Musical Instrument Collection, Museum of Fine Arts, Boston
Weird and wonderful musical mechanisms from every era and place. No pictures, sadly, because the MFA charges for them all. Their new American wing is also spectacular.
Old Schwamb Mill, Arlington, 19th C wood-working factory
Intricate belt-driven lathes, still working after 150 years. They had fixtures for cutting oval picture frames. Their last main project was turning wood from the Washington Elm (where George mustered the troops on Cambridge Common) into frames for DC gifts. More here:
The Last Factory
Not open often, though, so check for times.
Saugus Iron Works, Saugus, First iron blast furnace in North America, 1648.
The core technology of 17th century industry, yet quite easy for modern eyes to follow. The highest tech of its day, and desperately needed by the young and vulnerable Massachusetts Bay colony, but a failure. More here: A Failed High-Tech Gamble
A pleasant picnic spot!
USS Constitution, Boston, World’s oldest warship still afloat (1797)
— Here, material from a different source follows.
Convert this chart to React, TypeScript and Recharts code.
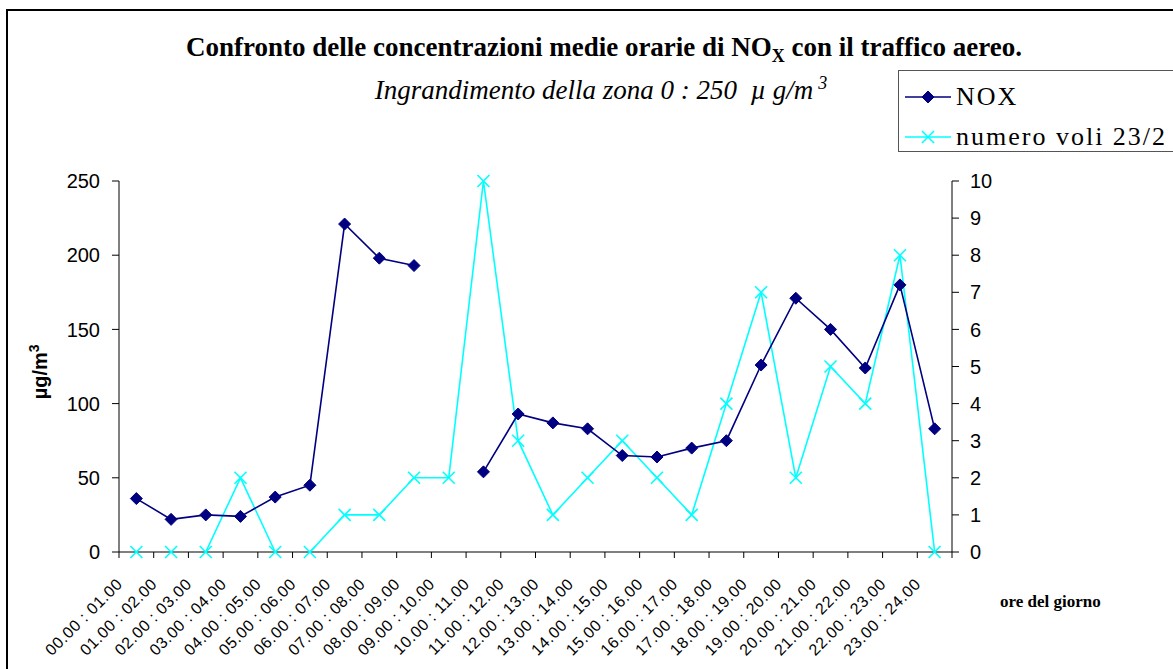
import React from "react";
import { LineChart, Line, XAxis, YAxis } from "recharts";

const categories = [
  "00.00 : 01.00", "01.00 : 02.00", "02.00 : 03.00", "03.00 : 04.00",
  "04.00 : 05.00", "05.00 : 06.00", "06.00 : 07.00", "07.00 : 08.00",
  "08.00 : 09.00", "09.00 : 10.00", "10.00 : 11.00", "11.00 : 12.00",
  "12.00 : 13.00", "13.00 : 14.00", "14.00 : 15.00", "15.00 : 16.00",
  "16.00 : 17.00", "17.00 : 18.00", "18.00 : 19.00", "19.00 : 20.00",
  "20.00 : 21.00", "21.00 : 22.00", "22.00 : 23.00", "23.00 : 24.00",
];
const noxValues = [
  36, 22, 25, 24, 37, 45, 221, 198, 193, null, 54, 93,
  87, 83, 65, 64, 70, 75, 126, 171, 150, 124, 180, 83,
];
const voliValues = [
  0, 0, 0, 2, 0, 0, 1, 1, 2, 2, 10, 3, 1, 2, 3, 2, 1, 4, 7, 2, 5, 4, 8, 0,
];
const leftTicks = [0, 50, 100, 150, 200, 250];
const rightTicks = [0, 1, 2, 3, 4, 5, 6, 7, 8, 9, 10];

const data = categories.map((name, i) => ({
  name,
  nox: noxValues[i],
  voli: voliValues[i],
}));

const NAVY = "#000080";
const CYAN = "#00FFFF";
const ARIAL = "'Liberation Sans', Arial, sans-serif";
const TIMES = "'Liberation Serif', 'Times New Roman', serif";

const W = 1240;
const H = 680;
const PLOT_LEFT = 111;
const PLOT_RIGHT = 944;
const HALF = (PLOT_RIGHT - PLOT_LEFT) / categories.length / 2;

const Diamond = (props: any) => {
  const { cx, cy, value } = props;
  if (value == null || cx == null || cy == null) return null;
  const s = 6;
  return (
    <path
      d={`M${cx},${cy - s}L${cx + s},${cy}L${cx},${cy + s}L${cx - s},${cy}Z`}
      fill={NAVY}
      stroke={NAVY}
    />
  );
};

const Cross = (props: any) => {
  const { cx, cy } = props;
  if (cx == null || cy == null) return null;
  const s = 6;
  return (
    <g stroke={CYAN} strokeWidth={1.6}>
      <line x1={cx - s} y1={cy - s} x2={cx + s} y2={cy + s} />
      <line x1={cx - s} y1={cy + s} x2={cx + s} y2={cy - s} />
    </g>
  );
};

// category boundaries get the tick marks, label sits under the category
const XTick = (props: any) => {
  const { x, y, payload, index } = props;
  const ay = y - 2;
  const tx = x - 13;
  const ty = ay + 33;
  return (
    <g>
      <line x1={x - HALF} y1={ay} x2={x - HALF} y2={ay + 6} stroke="#000" />
      {index === categories.length - 1 && (
        <line x1={x + HALF} y1={ay} x2={x + HALF} y2={ay + 6} stroke="#000" />
      )}
      <text
        x={tx}
        y={ty}
        textAnchor="end"
        transform={`rotate(-45, ${tx}, ${ty})`}
        fontFamily={ARIAL}
        fontSize={16}
        letterSpacing={0.6}
        fill="#000"
      >
        {payload.value}
      </text>
    </g>
  );
};

export default function App() {
  return (
    <div
      style={{
        position: "absolute",
        left: 6,
        top: 9,
        width: W,
        height: H + 20,
        border: "2px solid #000",
        background: "#fff",
      }}
    >
      <div
        style={{
          position: "absolute",
          left: 96,
          width: 1000,
          top: 20,
          textAlign: "center",
          fontFamily: TIMES,
          fontWeight: "bold",
          fontSize: 27,
          lineHeight: "32px",
          whiteSpace: "nowrap",
        }}
      >
        Confronto delle concentrazioni medie orarie di NO
        <sub style={{ fontSize: 18 }}>X</sub> con il traffico aereo.
      </div>
      <div
        style={{
          position: "absolute",
          left: 93,
          width: 1000,
          top: 56,
          textAlign: "center",
          fontFamily: TIMES,
          fontStyle: "italic",
          fontSize: 27,
          lineHeight: "32px",
          whiteSpace: "nowrap",
        }}
      >
        Ingrandimento della zona 0 : 250&nbsp; µ g/m
        <sup style={{ fontSize: 18, marginLeft: 5 }}>3</sup>
      </div>

      {/* legend */}
      <div
        style={{
          position: "absolute",
          left: 890,
          top: 59,
          width: 320,
          height: 80,
          border: "1px solid #555",
          background: "#fff",
          fontFamily: TIMES,
          fontSize: 26,
          letterSpacing: 2,
          whiteSpace: "nowrap",
        }}
      >
        <svg width={60} height={80} style={{ position: "absolute", left: 0, top: 0 }}>
          <line x1={6} y1={26} x2={52} y2={26} stroke={NAVY} strokeWidth={1.5} />
          <Diamond cx={29} cy={26} value={1} />
          <line x1={6} y1={66} x2={52} y2={66} stroke={CYAN} strokeWidth={1.5} />
          <Cross cx={29} cy={66} />
        </svg>
        <div style={{ position: "absolute", left: 57, top: 11, lineHeight: "30px" }}>NOX</div>
        <div style={{ position: "absolute", left: 57, top: 51, lineHeight: "30px" }}>
          numero voli 23/2
        </div>
      </div>

      <div
        style={{
          position: "absolute",
          left: 29 - 60,
          top: 358 - 12,
          width: 120,
          textAlign: "center",
          transform: "rotate(-90deg)",
          fontFamily: ARIAL,
          fontWeight: "bold",
          fontSize: 20,
          lineHeight: "24px",
        }}
      >
        µg/m<sup style={{ fontSize: 14 }}>3</sup>
      </div>

      <div
        style={{
          position: "absolute",
          left: 992,
          top: 580,
          fontFamily: TIMES,
          fontWeight: "bold",
          fontSize: 17,
          lineHeight: "22px",
          whiteSpace: "nowrap",
        }}
      >
        ore del giorno
      </div>

      <LineChart
        width={W}
        height={H}
        data={data}
        margin={{ top: 170, right: 0, bottom: 0, left: 0 }}
      >
        <XAxis
          dataKey="name"
          height={139}
          interval={0}
          padding={{ left: HALF, right: HALF }}
          tickSize={0}
          tickLine={false}
          tick={<XTick />}
          axisLine={{ stroke: "#808080", strokeWidth: 2 }}
        />
        <YAxis
          yAxisId="left"
          width={PLOT_LEFT}
          domain={[0, 250]}
          ticks={leftTicks}
          tickSize={7}
          tickMargin={12}
          axisLine={{ stroke: "#000" }}
          tickLine={{ stroke: "#000" }}
          tick={{ fill: "#000", fontFamily: ARIAL, fontSize: 20 }}
        />
        <YAxis
          yAxisId="right"
          orientation="right"
          width={W - PLOT_RIGHT}
          domain={[0, 10]}
          ticks={rightTicks}
          tickSize={7}
          tickMargin={11}
          axisLine={{ stroke: "#000" }}
          tickLine={{ stroke: "#000" }}
          tick={{ fill: "#000", fontFamily: ARIAL, fontSize: 20, textAnchor: "start" }}
        />
        <Line
          yAxisId="right"
          dataKey="voli"
          stroke={CYAN}
          strokeWidth={1.6}
          dot={<Cross />}
          activeDot={false}
          isAnimationActive={false}
        />
        <Line
          yAxisId="left"
          dataKey="nox"
          stroke={NAVY}
          strokeWidth={1.6}
          dot={<Diamond />}
          activeDot={false}
          connectNulls={false}
          isAnimationActive={false}
        />
      </LineChart>
    </div>
  );
}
Active for almost 60 years, and never defeated, it’s still a registered ship in the US Navy. On the Fourth of July it gets towed out into Boston Harbor and turned around so that the sides wear evenly. We once happened to be on Spectacle Island on the Fourth, and saw the grand ship moving out, surrounded by hundreds of small craft. Two fast corvettes then zoomed into the harbor, both flying the Canadian flag. The Constitution let them have it with a broadside, and Boston was saved from invasion once again.